Summary: Can I cause time to (appear to) pass in my script without busywaiting? Using os.execute('sleep 1')
doesn't cut it (and also wastes time).
Details
I have a library that does work after specific intervals. I currently schedule this by injecting a table into a time-sorted list. Roughly:
local delayedWork = {}
function handleLater( data, delaySeconds )
local delayedItem = { data=data, execTime=os.clock() + delaySeconds }
local i=1
for _,existing in ipairs(delayedWork) do
if existing.execTime > delayedItem.execTime then break else i=i+1 end
end
table.insert(delayedWork,i,delayedItem)
end
Later on I periodically check for work to do. Roughly:
function processDelayedWork()
local i,last = 1,#delayedWork
while i<=last do
local delayedItem = delayedWork[i]
if delayedItem.execTime <= os.clock() then
table.remove(delayedWork,i)
-- use delayedItem.data
last = last-1
else
i=i+1
end
end
end
(The fact that this uses CPU time instead of wall time is an issue for a different question. The fact that I repeatedly shift the array during processing instead of one compacting pass is an optimization not relevant here.)
When I am running unit tests of the system I need to cause time to pass, preferably faster than normal. However, calling os.execute('sleep 1')

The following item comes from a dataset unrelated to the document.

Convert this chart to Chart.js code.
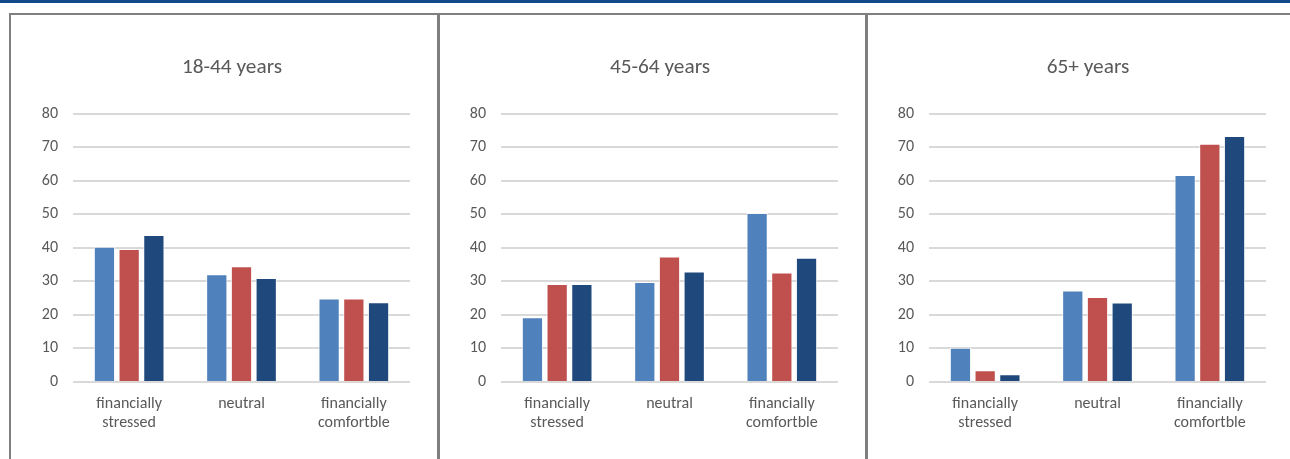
<!DOCTYPE html>
<html>
<head>
<meta charset="utf-8">
<script src="https://cdn.jsdelivr.net/npm/chart.js@4"></script>
<style>
  body { margin: 0; background: #fff; width: 1290px; height: 459px; overflow: hidden; position: relative; }
  #topbar { position: absolute; left: 0; top: 0; width: 1290px; height: 3px; background: #114a8b; }
  .panel { position: absolute; top: 13px; width: 427px; height: 460px; border: 2px solid #7f7f7f; box-sizing: content-box; }
  .panel canvas { position: absolute; left: 0; top: 1px; }
</style>
</head>
<body>
<div id="topbar"></div>
<div class="panel" style="left:9px"><canvas id="g1" width="427" height="444"></canvas></div>
<div class="panel" style="left:437px"><canvas id="g2" width="427" height="444"></canvas></div>
<div class="panel" style="left:865px"><canvas id="g3" width="427" height="444"></canvas></div>
<script>
const categorias = [["financially", "stressed"], "neutral", ["financially", "comfortble"]];
const titulos = ["18-44 years", "45-64 years", "65+ years"];

// one array per series, per age group
const azul1 = [40.3, 32.1, 24.9];
const vermelho1 = [39.6, 34.5, 24.9];
const escuro1 = [43.8, 31.0, 23.8];

const azul2 = [19.3, 29.8, 50.4];
const vermelho2 = [29.2, 37.4, 32.6];
const escuro2 = [29.2, 32.9, 37.0];

const azul3 = [10.2, 27.3, 61.7];
const vermelho3 = [3.5, 25.3, 71.0];
const escuro3 = [2.3, 23.7, 73.3];

const cores = ["#4f81bd", "#c0504d", "#1f497d"];
const fonte = "Carlito, Lato, 'Open Sans', sans-serif";

// title sits a bit right of the canvas centre in the original
const deslocaTitulo = {
  id: "deslocaTitulo",
  afterLayout(chart) {
    if (chart.titleBlock) chart.titleBlock.left += 43;
  },
};

function criarGrafico(id, titulo, series) {
  const ctx = document.getElementById(id);
  new Chart(ctx, {
    type: "bar",
    data: {
      labels: categorias,
      datasets: series.map((valores, i) => ({
        data: valores,
        backgroundColor: cores[i],
        borderColor: "rgba(255,255,255,0.8)",
        borderWidth: 1,
        categoryPercentage: 0.66,
        barPercentage: 0.86,
      })),
    },
    plugins: [deslocaTitulo],
    options: {
      responsive: false,
      animation: false,
      layout: { padding: { left: 0, right: 28, top: 0, bottom: 0 } },
      plugins: {
        legend: { display: false },
        tooltip: { enabled: false },
        title: {
          display: true,
          text: titulo,
          color: "#595959",
          font: { family: fonte, size: 21.3, weight: "normal", lineHeight: 1.2 },
          padding: { top: 39, bottom: 33 },
        },
      },
      scales: {
        x: {
          grid: { display: false },
          border: { display: false },
          ticks: {
            color: "#595959",
            font: { family: fonte, size: 16, lineHeight: 1.2 },
            padding: 4,
            maxRotation: 0,
          },
          afterFit: (scale) => { scale.height = 78; },
        },
        y: {
          min: 0,
          max: 80,
          border: { display: false },
          grid: { color: "#d9d9d9", lineWidth: 2, drawTicks: false },
          ticks: {
            stepSize: 10,
            color: "#595959",
            font: { family: fonte, size: 16 },
            padding: 15,
          },
          afterFit: (scale) => { scale.width = 62; },
        },
      },
    },
  });
}

criarGrafico("g1", titulos[0], [azul1, vermelho1, escuro1]);
criarGrafico("g2", titulos[1], [azul2, vermelho2, escuro2]);
criarGrafico("g3", titulos[2], [azul3, vermelho3, escuro3]);
</script>
</body>
</html>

consumes one wall clock second, but does not cause os.clock()
to increment.
$ lua -e "require 'os' print(os.clock()) os.execute('sleep 1') print(os.clock())"
0.002493
0.002799
I can't use os.time()
because this is only integer seconds (and less than that on systems compiled to use float
instead double
for numbers):
$ lua -e "require 'os' print(os.time()) os.execute('sleep 0.4') print(os.time())"
1397704209
1397704209
Can I force time to pass in my script without just busywaiting?